EXERCISE BRIEF: Leave out all pictures. Return exactly the lines from the top of the material through the line containing "hatch('#353535', '#5c5c5c'), hatch('#3a3a3a', '#626262')]".

--- Start MATERIAL PROVIDED ---

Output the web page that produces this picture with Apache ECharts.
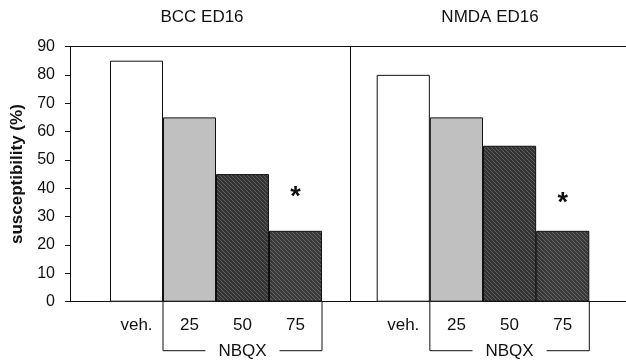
<!DOCTYPE html>
<html>
<head>
<meta charset="utf-8">
<script src="https://cdn.jsdelivr.net/npm/echarts@6/dist/echarts.min.js"></script>
<style>
  html, body { margin: 0; padding: 0; background: #fff; }
  #chart { width: 626px; height: 360px; }
</style>
</head>
<body>
<div id="chart"></div>
<script>
const categories = ['veh.', '25', '50', '75']
const bccValues = [85, 65, 45, 25]
const nmdaValues = [80, 65, 55, 25]
const panelTitles = ['BCC ED16', 'NMDA ED16']
const groupLabel = 'NBQX'
const yTicks = { min: 0, max: 90, interval: 10 }

const FONT = 'Liberation Sans, Arial, sans-serif'
const TOP = 46.5
const BOTTOM = 58.3

// dense diagonal hatch used for the darker bars
function hatch(bg, fg) {
  const c = document.createElement('canvas')
  c.width = 4
  c.height = 4
  const ctx = c.getContext('2d')
  ctx.fillStyle = bg
  ctx.fillRect(0, 0, 4, 4)
  ctx.fillStyle = fg
  for (let i = 0; i < 4; i++) ctx.fillRect(i, i, 1, 1)
  return { image: c, repeat: 'repeat' }
}

const fills = ['#ffffff', '#c0c0c0', hatch('#353535', '#5c5c5c'), hatch('#3a3a3a', '#626262')]

function barData(values, starOffset) {
  return values.map((v, i) => {
    const item = { value: v, itemStyle: { color: fills[i] } }
    if (i === values.length - 1) {
      item.label = {
        show: true, formatter: '*', position: 'top', distance: starOffset,
        fontSize: 27, fontWeight: 'bold', color: '#111', fontFamily: FONT
      }
    }
    return item
  })
}

const chart = echarts.init(document.getElementById('chart'))

const barXAxis = (gridIndex) => ({
  type: 'category', gridIndex, data: categories,
  axisLine: { show: false }, axisTick: { show: false },
  axisLabel: { color: '#111', fontSize: 17, fontFamily: FONT, margin: 15 }
})
const barYAxis = (gridIndex, showLine) => ({
  type: 'value', gridIndex, min: yTicks.min, max: yTicks.max, interval: yTicks.interval,
  offset: showLine ? 26 : 0,
  axisLine: { show: showLine, lineStyle: { color: '#111', width: 1 } },
  axisTick: { show: false }, axisLabel: { show: false }, splitLine: { show: false }
})

const titleStyle = { fontSize: 17, fontWeight: 'normal', color: '#111', fontFamily: FONT }

chart.setOption({
  animation: false,
  title: [
    { text: panelTitles[0], left: 202, top: 9, textAlign: 'center', padding: 0, textStyle: titleStyle },
    { text: panelTitles[1], left: 490, top: 9, textAlign: 'center', padding: 0, textStyle: titleStyle }
  ],
  grid: [
    { left: 70, right: 0, top: TOP, bottom: BOTTOM },
    { left: 110, width: 212, top: TOP, bottom: BOTTOM },
    { left: 376.7, right: 36.7, top: TOP, bottom: BOTTOM }
  ],
  xAxis: [
    { type: 'value', gridIndex: 0, min: 0, max: 1, position: 'bottom',
      axisLine: { show: true, onZero: false, lineStyle: { color: '#111', width: 1 } },
      axisTick: { show: false }, axisLabel: { show: false }, splitLine: { show: false } },
    { type: 'value', gridIndex: 0, min: 0, max: 1, position: 'top',
      axisLine: { show: true, onZero: false, lineStyle: { color: '#111', width: 1 } },
      axisTick: { show: false }, axisLabel: { show: false }, splitLine: { show: false } },
    barXAxis(1),
    barXAxis(2)
  ],
  yAxis: [
    { type: 'value', gridIndex: 0, min: yTicks.min, max: yTicks.max, interval: yTicks.interval,
      name: 'susceptibility (%)', nameLocation: 'middle', nameGap: 43,
      nameTextStyle: { fontSize: 17, fontWeight: 'bold', color: '#111', fontFamily: FONT },
      axisLine: { show: true, lineStyle: { color: '#111', width: 1 } },
      axisTick: { show: true, inside: false, length: 5, lineStyle: { color: '#111' } },
      axisLabel: { color: '#111', fontSize: 16, fontFamily: FONT, margin: 15 },
      splitLine: { show: false } },
    barYAxis(1, false),
    barYAxis(2, true)
  ],
  series: [
    { type: 'bar', xAxisIndex: 2, yAxisIndex: 1, data: barData(bccValues, 20),
      barCategoryGap: 0, itemStyle: { borderColor: '#111', borderWidth: 1 } },
    { type: 'bar', xAxisIndex: 3, yAxisIndex: 2, data: barData(nmdaValues, 14),
      barCategoryGap: 0, itemStyle: { borderColor: '#111', borderWidth: 1 } }
  ]
})

// NBQX brackets under the drug-dose bars, placed from the axis scales
function bracket(xAxisIndex, yAxisIndex) {
  const c1 = chart.convertToPixel({ xAxisIndex }, categories[1])
  const c3 = chart.convertToPixel({ xAxisIndex }, categories[3])
  const half = (c3 - c1) / 4
  const x1 = c1 - half
  const x2 = c3 + half
  const y0 = chart.convertToPixel({ yAxisIndex }, 0)
  const y1 = y0 + 49
  return [
    { type: 'polyline', silent: true,
      shape: { points: [[x1, y0], [x1, y1], [x2, y1], [x2, y0]] },
      style: { stroke: '#111', lineWidth: 1, fill: null } },
    { type: 'text', silent: true, x: (x1 + x2) / 2, y: y1 + 1,
      style: { text: groupLabel, align: 'center', verticalAlign: 'middle',
        fontSize: 17, fontFamily: FONT, fill: '#111', backgroundColor: '#fff', padding: [0, 13] } }
  ]
}

chart.setOption({ graphic: [...bracket(2, 1), ...bracket(3, 2)] })
</script>
</body>
</html>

--- End MATERIAL PROVIDED ---

WORKED ANSWER:
Output the web page that produces this picture with Apache ECharts.
<!DOCTYPE html>
<html>
<head>
<meta charset="utf-8">
<script src="https://cdn.jsdelivr.net/npm/echarts@6/dist/echarts.min.js"></script>
<style>
  html, body { margin: 0; padding: 0; background: #fff; }
  #chart { width: 626px; height: 360px; }
</style>
</head>
<body>
<div id="chart"></div>
<script>
const categories = ['veh.', '25', '50', '75']
const bccValues = [85, 65, 45, 25]
const nmdaValues = [80, 65, 55, 25]
const panelTitles = ['BCC ED16', 'NMDA ED16']
const groupLabel = 'NBQX'
const yTicks = { min: 0, max: 90, interval: 10 }

const FONT = 'Liberation Sans, Arial, sans-serif'
const TOP = 46.5
const BOTTOM = 58.3

// dense diagonal hatch used for the darker bars
function hatch(bg, fg) {
  const c = document.createElement('canvas')
  c.width = 4
  c.height = 4
  const ctx = c.getContext('2d')
  ctx.fillStyle = bg
  ctx.fillRect(0, 0, 4, 4)
  ctx.fillStyle = fg
  for (let i = 0; i < 4; i++) ctx.fillRect(i, i, 1, 1)
  return { image: c, repeat: 'repeat' }
}

const fills = ['#ffffff', '#c0c0c0', hatch('#353535', '#5c5c5c'), hatch('#3a3a3a', '#626262')]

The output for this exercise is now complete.